Natural resources such as minerals are gift from mother nature and minerals are required for sustainable development. Therefore quarrying must be done in a systematic and scientific manner, bearing in mind the conservation, environment and ecology, the Madurai Bench of the Madras High Court has observed.
Disposing of a batch of public interest litigation petitions that complained of illegal and rampant sand quarrying in southern districts under the guise of quarrying ‘savudu’ sand, a Division Bench of Justices M. Sathyanarayanan and B. Pugalendhi issued a series of directions to the State to follow so as to curb illegal quarrying.

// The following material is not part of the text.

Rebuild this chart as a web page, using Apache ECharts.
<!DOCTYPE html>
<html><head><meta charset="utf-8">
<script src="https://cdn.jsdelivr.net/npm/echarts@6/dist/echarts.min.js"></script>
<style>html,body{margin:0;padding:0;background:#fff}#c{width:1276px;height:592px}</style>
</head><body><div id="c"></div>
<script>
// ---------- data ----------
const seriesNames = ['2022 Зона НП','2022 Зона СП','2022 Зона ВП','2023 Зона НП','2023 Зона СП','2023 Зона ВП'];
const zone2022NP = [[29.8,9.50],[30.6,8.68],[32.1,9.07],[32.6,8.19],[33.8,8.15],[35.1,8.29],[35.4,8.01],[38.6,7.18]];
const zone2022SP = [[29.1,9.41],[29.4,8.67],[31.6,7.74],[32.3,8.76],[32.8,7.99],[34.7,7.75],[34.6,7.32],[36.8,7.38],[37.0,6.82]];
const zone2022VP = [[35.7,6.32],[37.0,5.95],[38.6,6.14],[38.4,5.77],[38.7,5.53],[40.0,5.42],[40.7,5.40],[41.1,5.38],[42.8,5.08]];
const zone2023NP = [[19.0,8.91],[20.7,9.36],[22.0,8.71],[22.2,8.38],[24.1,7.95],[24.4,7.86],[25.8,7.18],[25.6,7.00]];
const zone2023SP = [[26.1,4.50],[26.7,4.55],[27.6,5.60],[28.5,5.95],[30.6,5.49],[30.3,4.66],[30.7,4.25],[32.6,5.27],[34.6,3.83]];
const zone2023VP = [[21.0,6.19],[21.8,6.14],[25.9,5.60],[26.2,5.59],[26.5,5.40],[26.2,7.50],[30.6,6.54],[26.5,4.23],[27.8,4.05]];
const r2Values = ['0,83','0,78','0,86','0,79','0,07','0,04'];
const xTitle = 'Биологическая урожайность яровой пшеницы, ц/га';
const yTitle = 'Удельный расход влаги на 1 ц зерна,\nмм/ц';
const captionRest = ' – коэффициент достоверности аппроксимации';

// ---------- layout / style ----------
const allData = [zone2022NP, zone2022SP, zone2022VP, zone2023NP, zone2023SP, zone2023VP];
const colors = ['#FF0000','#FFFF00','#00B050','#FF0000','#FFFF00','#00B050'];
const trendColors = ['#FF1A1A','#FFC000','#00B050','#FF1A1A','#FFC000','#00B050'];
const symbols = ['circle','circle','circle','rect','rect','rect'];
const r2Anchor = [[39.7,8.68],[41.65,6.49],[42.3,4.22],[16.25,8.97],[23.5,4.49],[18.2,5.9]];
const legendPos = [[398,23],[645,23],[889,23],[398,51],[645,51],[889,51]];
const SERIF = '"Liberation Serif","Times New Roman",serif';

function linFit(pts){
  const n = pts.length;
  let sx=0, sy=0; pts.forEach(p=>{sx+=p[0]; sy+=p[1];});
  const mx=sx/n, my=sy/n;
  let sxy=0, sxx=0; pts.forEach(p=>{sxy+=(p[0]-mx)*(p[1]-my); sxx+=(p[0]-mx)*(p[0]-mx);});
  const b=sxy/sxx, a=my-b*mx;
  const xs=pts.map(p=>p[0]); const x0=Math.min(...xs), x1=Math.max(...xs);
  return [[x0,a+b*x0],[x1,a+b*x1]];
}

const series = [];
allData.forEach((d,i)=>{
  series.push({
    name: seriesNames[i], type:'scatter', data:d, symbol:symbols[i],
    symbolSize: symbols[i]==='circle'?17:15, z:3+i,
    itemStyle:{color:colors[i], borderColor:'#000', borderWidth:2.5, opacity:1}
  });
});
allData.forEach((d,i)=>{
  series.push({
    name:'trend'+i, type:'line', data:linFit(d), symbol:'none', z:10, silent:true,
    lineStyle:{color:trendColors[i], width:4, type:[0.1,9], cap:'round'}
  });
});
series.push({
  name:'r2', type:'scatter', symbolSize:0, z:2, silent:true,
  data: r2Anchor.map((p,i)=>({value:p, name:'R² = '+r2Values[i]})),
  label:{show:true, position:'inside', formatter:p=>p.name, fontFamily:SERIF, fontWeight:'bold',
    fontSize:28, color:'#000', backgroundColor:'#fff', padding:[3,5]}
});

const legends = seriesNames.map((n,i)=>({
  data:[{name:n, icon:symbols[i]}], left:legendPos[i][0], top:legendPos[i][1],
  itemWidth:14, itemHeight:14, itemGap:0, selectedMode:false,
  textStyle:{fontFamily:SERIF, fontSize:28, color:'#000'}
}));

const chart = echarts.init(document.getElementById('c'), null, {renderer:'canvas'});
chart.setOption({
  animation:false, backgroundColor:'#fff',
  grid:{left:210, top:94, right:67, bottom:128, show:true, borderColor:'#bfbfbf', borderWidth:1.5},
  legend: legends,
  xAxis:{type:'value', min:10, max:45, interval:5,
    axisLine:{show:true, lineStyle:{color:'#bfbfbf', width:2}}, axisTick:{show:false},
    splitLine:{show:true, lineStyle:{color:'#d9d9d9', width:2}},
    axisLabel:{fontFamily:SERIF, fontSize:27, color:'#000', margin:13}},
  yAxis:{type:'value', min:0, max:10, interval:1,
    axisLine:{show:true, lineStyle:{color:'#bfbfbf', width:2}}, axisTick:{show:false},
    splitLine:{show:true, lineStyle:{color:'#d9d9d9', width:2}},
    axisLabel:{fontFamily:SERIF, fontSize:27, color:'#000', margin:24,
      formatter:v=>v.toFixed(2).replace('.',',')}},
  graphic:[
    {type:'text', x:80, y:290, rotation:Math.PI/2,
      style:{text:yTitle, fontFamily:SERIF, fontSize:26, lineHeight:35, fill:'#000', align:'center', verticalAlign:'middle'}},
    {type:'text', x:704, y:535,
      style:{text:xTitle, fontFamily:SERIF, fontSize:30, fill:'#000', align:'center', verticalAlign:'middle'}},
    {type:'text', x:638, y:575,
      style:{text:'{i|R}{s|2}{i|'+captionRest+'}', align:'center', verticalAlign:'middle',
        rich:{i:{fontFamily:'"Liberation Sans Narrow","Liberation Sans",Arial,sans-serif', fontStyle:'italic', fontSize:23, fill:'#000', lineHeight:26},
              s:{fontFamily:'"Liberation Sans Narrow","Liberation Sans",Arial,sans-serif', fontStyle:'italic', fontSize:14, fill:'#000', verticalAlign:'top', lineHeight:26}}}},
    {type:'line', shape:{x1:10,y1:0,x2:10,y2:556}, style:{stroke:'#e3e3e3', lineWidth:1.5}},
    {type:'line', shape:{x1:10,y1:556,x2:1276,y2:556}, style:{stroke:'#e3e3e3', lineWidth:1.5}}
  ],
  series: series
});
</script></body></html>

The court observed that it appeared that ‘savudu’ quarries were permitted without any lease agreement, without any mining plan and without any environmental clearance. Further, the court said the Department concerned did not take any steps to identify the mineral for examination with a laboratory to ascertain the contents / components of the mineral.
The court directed the State to constitute a high-level committee comprising geologists and other experts and eminent officers from the Public Works Department and Water Resources Department to conduct a detailed study / survey on possibility or availability of river sand on adjacent patta lands to rivers.

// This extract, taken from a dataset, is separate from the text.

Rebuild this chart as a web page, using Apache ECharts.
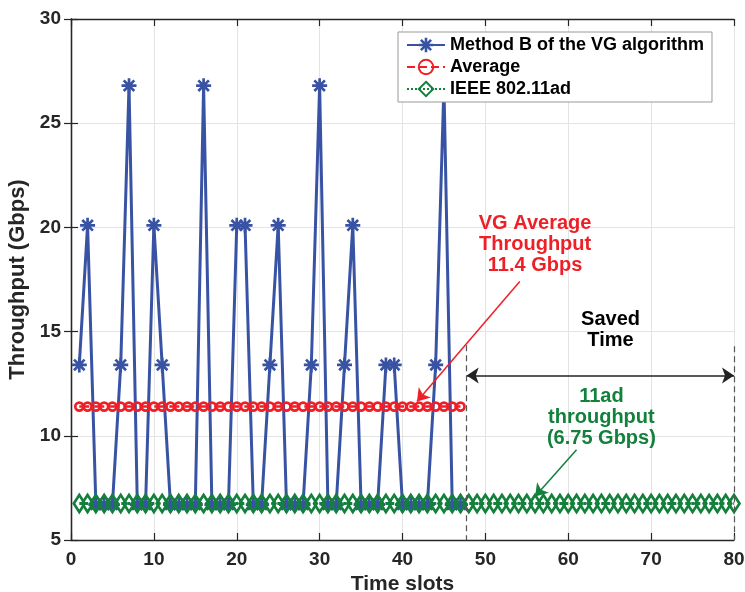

These places have to be notified and declared protected zones and there cannot be any quarrying operations other than by the government in the notified areas. There shall not be any grant of quarry lease without ascertaining the composition / component of the minerals and without obtaining a report from an authorised lab, the judges said.
‘Set up lab’
The court directed the Department of Geology and Mining to establish a lab on its own or to authorise any lab in this regard. Further, the judges said that there shall not be any quarry operation in the name of colloquial terms / local terms and any lease shall be in accordance with minerals notified under Section 3 of the MMDR Act.
The Department of Geology and Mining should furnish the details of all ‘savudu’ quarries in the State to the court within eight weeks and the details of these quarries shall also be furnished to the high-level committee which will inspect the quarries to ascertain availability of sand.
If the committee finds availability of sand in the quarries, it shall be reported to the Commissioner of Geology and Mining, marking a copy to the High Court. The Commissioner shall take necessary action against officials who granted quarry permits without ascertaining the composition of minerals, the court said.